Start Data segment
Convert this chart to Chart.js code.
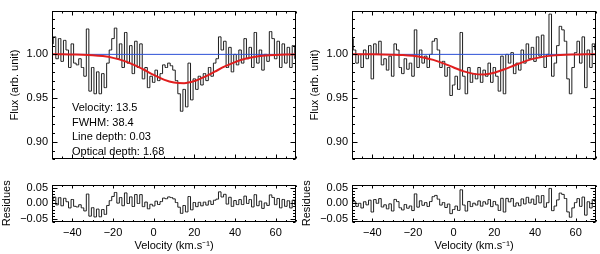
<!DOCTYPE html>
<html>
<head>
<meta charset="utf-8">
<script src="https://cdn.jsdelivr.net/npm/chart.js@4.4.0/dist/chart.umd.min.js"></script>
<style>
  body { margin: 0; background: #fff; width: 600px; height: 254px; overflow: hidden; position: relative; }
  canvas { position: absolute; }
</style>
</head>
<body>
<canvas id="fluxLeft" width="300" height="170" style="left:0;top:0"></canvas>
<canvas id="residLeft" width="300" height="80" style="left:0;top:174px"></canvas>
<canvas id="fluxRight" width="300" height="170" style="left:300px;top:0"></canvas>
<canvas id="residRight" width="300" height="80" style="left:300px;top:174px"></canvas>
<script>
// velocity of each spectrum pixel (km/s)
const velocity = [-50, -48.75, -47.5, -46.25, -45, -43.75, -42.5, -41.25, -40, -38.75, -37.5, -36.25,
  -35, -33.75, -32.5, -31.25, -30, -28.75, -27.5, -26.25, -25, -23.75, -22.5, -21.25, -20, -18.75,
  -17.5, -16.25, -15, -13.75, -12.5, -11.25, -10, -8.75, -7.5, -6.25, -5, -3.75, -2.5, -1.25, 0,
  1.25, 2.5, 3.75, 5, 6.25, 7.5, 8.75, 10, 11.25, 12.5, 13.75, 15, 16.25, 17.5, 18.75, 20, 21.25,
  22.5, 23.75, 25, 26.25, 27.5, 28.75, 30, 31.25, 32.5, 33.75, 35, 36.25, 37.5, 38.75, 40, 41.25,
  42.5, 43.75, 45, 46.25, 47.5, 48.75, 50, 51.25, 52.5, 53.75, 55, 56.25, 57.5, 58.75, 60, 61.25,
  62.5, 63.75, 65, 66.25, 67.5, 68.75, 70];

// normalised flux, left panel
const fluxLeft = [1.012, 1.020, 0.995, 1.018, 0.992, 1.016, 1.005, 0.985, 1.012, 0.990, 0.988, 0.995,
  0.985, 0.975, 1.029, 0.958, 0.985, 0.955, 0.980, 0.955, 0.978, 0.962, 0.990, 1.005, 1.018, 1.030,
  0.995, 1.012, 0.985, 1.025, 0.990, 1.010, 0.978, 1.015, 0.985, 1.012, 0.972, 0.985, 0.962, 0.975,
  0.968, 0.982, 0.970, 0.978, 0.988, 0.985, 0.990, 0.987, 0.982, 0.970, 0.955, 0.935, 0.960, 0.940,
  0.990, 0.948, 0.972, 0.960, 0.975, 0.965, 0.978, 0.970, 0.985, 0.975, 0.990, 0.995, 1.020, 1.005,
  1.015, 0.985, 1.008, 0.980, 1.000, 0.988, 1.005, 0.990, 1.018, 0.995, 1.008, 0.985, 1.025, 0.990,
  1.005, 0.982, 1.000, 0.992, 1.026, 1.018, 0.995, 1.015, 0.985, 1.012, 0.990, 1.008, 0.985, 1.010,
  0.995];

// normalised flux, right panel
const fluxRight = [1.018, 1.005, 0.990, 1.000, 0.985, 1.005, 0.995, 1.010, 0.972, 1.012, 1.000, 1.015,
  0.988, 0.995, 0.982, 0.998, 0.975, 1.012, 1.005, 0.985, 0.978, 0.995, 0.983, 0.990, 0.975, 1.028,
  0.985, 1.005, 0.990, 0.998, 0.985, 1.000, 1.015, 1.018, 1.005, 0.985, 0.992, 0.975, 0.985, 0.953,
  0.965, 0.975, 0.960, 1.025, 0.975, 0.955, 0.985, 0.968, 0.978, 0.972, 0.985, 0.968, 0.982, 0.975,
  0.990, 0.968, 0.985, 0.975, 0.958, 0.998, 0.955, 1.000, 0.990, 1.002, 0.978, 0.990, 0.982, 1.005,
  0.990, 1.012, 0.995, 1.008, 0.992, 1.020, 0.998, 1.022, 0.985, 1.000, 1.046, 0.975, 0.990, 1.010,
  1.032, 1.028, 1.015, 0.972, 0.955, 0.985, 1.002, 1.015, 0.990, 1.020, 0.962, 1.005, 0.985, 1.012,
  1.005];

// gaussian fits, read every 5 km/s
const fitVelocity = [-50, -45, -40, -35, -30, -25, -20, -15, -10, -5, 0, 5, 10, 15, 20, 25, 30, 35, 40, 45, 50, 55, 60, 65, 70];
const fitLeft = [1.000, 1.000, 0.9998, 0.9996, 0.9991, 0.998, 0.996, 0.9928, 0.9883, 0.9827, 0.9766, 0.9712, 0.9678,
  0.9671, 0.9695, 0.9743, 0.9802, 0.9862, 0.9912, 0.9949, 0.9973, 0.9987, 0.9994, 0.9998, 1.000];
const fitRight = [1.000, 1.000, 1.000, 0.9999, 0.9997, 0.9993, 0.9983, 0.9965, 0.9937, 0.9897, 0.985, 0.9806, 0.9777,
  0.9771, 0.9791, 0.983, 0.9876, 0.992, 0.9954, 0.9977, 0.9989, 0.9996, 0.9998, 1.000, 1.000];

const fluxTicks = [0.90, 0.95, 1.00];
const residTicks = [-0.05, 0.00, 0.05];
const velTicks = [-40, -20, 0, 20, 40, 60];
const fitInfo = ["Velocity: 13.5", "FWHM: 38.4", "Line depth: 0.03", "Optical depth: 1.68"];

const FONT = "'Liberation Sans', Arial, sans-serif";
Chart.defaults.font.family = FONT;
Chart.defaults.font.size = 11;
Chart.defaults.color = '#000';

// fit value at v (straight line between the read samples)
function fitAt(fit, v) {
  for (let i = 0; i < fitVelocity.length - 1; i++) {
    if (v <= fitVelocity[i + 1]) {
      const t = (v - fitVelocity[i]) / (fitVelocity[i + 1] - fitVelocity[i]);
      return fit[i] + t * (fit[i + 1] - fit[i]);
    }
  }
  return fit[fit.length - 1];
}

function minus(s) { return s.replace('-', '\u2212'); }

// box with inward ticks on all sides, idl style, plus the texts
const idlFrame = {
  id: 'idlFrame',
  afterDatasetsDraw(chart, args, o) {
    const { ctx, chartArea: a, scales: { x, y } } = chart;
    const L = Math.round(a.left) + 0.5, R = Math.round(a.right) - 0.5;
    const T = Math.round(a.top) + 0.5, B = Math.round(a.bottom) - 0.5;
    ctx.save();
    ctx.strokeStyle = '#000';
    ctx.lineWidth = 1;
    ctx.strokeRect(L, T, R - L, B - T);
    ctx.beginPath();
    // x ticks every 5, major every 20
    for (let v = -50; v <= 70; v += 5) {
      const px = Math.round(x.getPixelForValue(v)) + 0.5;
      const len = v % 20 === 0 ? o.xMajor : o.xMinor;
      ctx.moveTo(px, B); ctx.lineTo(px, B - len);
      ctx.moveTo(px, T); ctx.lineTo(px, T + len);
    }
    // y ticks every 0.01, major every 0.05
    const k0 = Math.ceil(y.min * 100 - 1e-6), k1 = Math.floor(y.max * 100 + 1e-6);
    for (let k = k0; k <= k1; k++) {
      const py = Math.round(y.getPixelForValue(k / 100)) + 0.5;
      const len = k % 5 === 0 ? 5 : 2.5;
      ctx.moveTo(L, py); ctx.lineTo(L + len, py);
      ctx.moveTo(R, py); ctx.lineTo(R - len, py);
    }
    ctx.stroke();

    ctx.fillStyle = '#000';
    ctx.font = '11px ' + FONT;
    // y title
    ctx.save();
    ctx.translate(o.yTitleX, (a.top + a.bottom) / 2);
    ctx.rotate(-Math.PI / 2);
    ctx.textAlign = 'center';
    ctx.textBaseline = 'middle';
    ctx.fillText(o.yTitle, 0, 0);
    ctx.restore();
    // x title
    if (o.xTitle) {
      ctx.textAlign = 'center';
      ctx.textBaseline = 'middle';
      ctx.fillText(o.xTitle, (a.left + a.right) / 2, o.xTitleY);
    }
    // fit results
    if (o.notes) {
      ctx.textAlign = 'left';
      ctx.textBaseline = 'middle';
      o.notes.forEach((t, i) => ctx.fillText(t, 72, 108 + i * 14.7));
    }
    ctx.restore();
  }
};

function fluxChart(id, flux, fit, notes) {
  const pts = velocity.map((v, i) => ({ x: v, y: flux[i] }));
  return new Chart(id, {
    type: 'line',
    data: {
      datasets: [
        { data: fitVelocity.map((v, i) => ({ x: v, y: fit[i] })), borderColor: '#e01e1e', borderWidth: 2,
          pointRadius: 0, cubicInterpolationMode: 'monotone', order: 1 },
        { data: [{ x: -50, y: 1 }, { x: 70, y: 1 }], borderColor: '#2c4fd6', borderWidth: 1, pointRadius: 0, order: 2 },
        { data: pts, stepped: 'middle', borderColor: '#1e1e1e', borderWidth: 1, pointRadius: 0, order: 3 }
      ]
    },
    options: {
      responsive: false, animation: false, events: [],
      layout: { padding: { top: 4, right: 4, bottom: 1, left: 0 } },
      plugins: {
        legend: { display: false }, tooltip: { enabled: false },
        idlFrame: { xMajor: 4, xMinor: 2, yTitle: 'Flux (arb. unit)', yTitleX: 14.5, notes: notes }
      },
      scales: {
        x: { type: 'linear', min: -50, max: 70, display: false },
        y: {
          min: 0.88, max: 1.05,
          grid: { display: false, drawTicks: false }, border: { display: false },
          afterFit(s) { s.width = 52; },
          afterBuildTicks(s) { s.ticks = fluxTicks.map(v => ({ value: v })); },
          ticks: { padding: 4, callback: v => v.toFixed(2) }
        }
      }
    },
    plugins: [idlFrame]
  });
}

function residChart(id, flux, fit) {
  const pts = velocity.map((v, i) => ({ x: v, y: flux[i] - fitAt(fit, v) }));
  return new Chart(id, {
    type: 'line',
    data: {
      datasets: [
        { data: pts, stepped: 'middle', borderColor: '#1e1e1e', borderWidth: 1, pointRadius: 0 }
      ]
    },
    options: {
      responsive: false, animation: false, events: [],
      layout: { padding: { top: 4, right: 4, bottom: 0, left: 0 } },
      plugins: {
        legend: { display: false }, tooltip: { enabled: false },
        idlFrame: { xMajor: 3, xMinor: 1.5, yTitle: 'Residues', yTitleX: 7, xTitle: 'Velocity (km.s\u207B\u00B9)', xTitleY: 72 }
      },
      scales: {
        x: {
          type: 'linear', min: -50, max: 70,
          grid: { display: false, drawTicks: false }, border: { display: false },
          afterFit(s) { s.height = 32; },
          afterBuildTicks(s) { s.ticks = velTicks.map(v => ({ value: v })); },
          ticks: { padding: 4, maxRotation: 0, autoSkip: false, callback: v => minus(String(v)) }
        },
        y: {
          min: -0.06, max: 0.06,
          grid: { display: false, drawTicks: false }, border: { display: false },
          afterFit(s) { s.width = 52; },
          afterBuildTicks(s) { s.ticks = residTicks.map(v => ({ value: v })); },
          ticks: { padding: 4, callback: v => minus(v.toFixed(2)) }
        }
      }
    },
    plugins: [idlFrame]
  });
}

fluxChart('fluxLeft', fluxLeft, fitLeft, fitInfo);
residChart('residLeft', fluxLeft, fitLeft);
fluxChart('fluxRight', fluxRight, fitRight, null);
residChart('residRight', fluxRight, fitRight);
</script>
</body>
</html>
End Data segment
▶ _Request_: With all pictures left out, please transcribe exactly the lines from the start of the material through the line with "62.5, 63.75, 65, 66.25, 67.5, 68.75, 70];".

▶ _Solution to the problem_:
Convert this chart to Chart.js code.
<!DOCTYPE html>
<html>
<head>
<meta charset="utf-8">
<script src="https://cdn.jsdelivr.net/npm/chart.js@4.4.0/dist/chart.umd.min.js"></script>
<style>
  body { margin: 0; background: #fff; width: 600px; height: 254px; overflow: hidden; position: relative; }
  canvas { position: absolute; }
</style>
</head>
<body>
<canvas id="fluxLeft" width="300" height="170" style="left:0;top:0"></canvas>
<canvas id="residLeft" width="300" height="80" style="left:0;top:174px"></canvas>
<canvas id="fluxRight" width="300" height="170" style="left:300px;top:0"></canvas>
<canvas id="residRight" width="300" height="80" style="left:300px;top:174px"></canvas>
<script>
// velocity of each spectrum pixel (km/s)
const velocity = [-50, -48.75, -47.5, -46.25, -45, -43.75, -42.5, -41.25, -40, -38.75, -37.5, -36.25,
  -35, -33.75, -32.5, -31.25, -30, -28.75, -27.5, -26.25, -25, -23.75, -22.5, -21.25, -20, -18.75,
  -17.5, -16.25, -15, -13.75, -12.5, -11.25, -10, -8.75, -7.5, -6.25, -5, -3.75, -2.5, -1.25, 0,
  1.25, 2.5, 3.75, 5, 6.25, 7.5, 8.75, 10, 11.25, 12.5, 13.75, 15, 16.25, 17.5, 18.75, 20, 21.25,
  22.5, 23.75, 25, 26.25, 27.5, 28.75, 30, 31.25, 32.5, 33.75, 35, 36.25, 37.5, 38.75, 40, 41.25,
  42.5, 43.75, 45, 46.25, 47.5, 48.75, 50, 51.25, 52.5, 53.75, 55, 56.25, 57.5, 58.75, 60, 61.25,
  62.5, 63.75, 65, 66.25, 67.5, 68.75, 70];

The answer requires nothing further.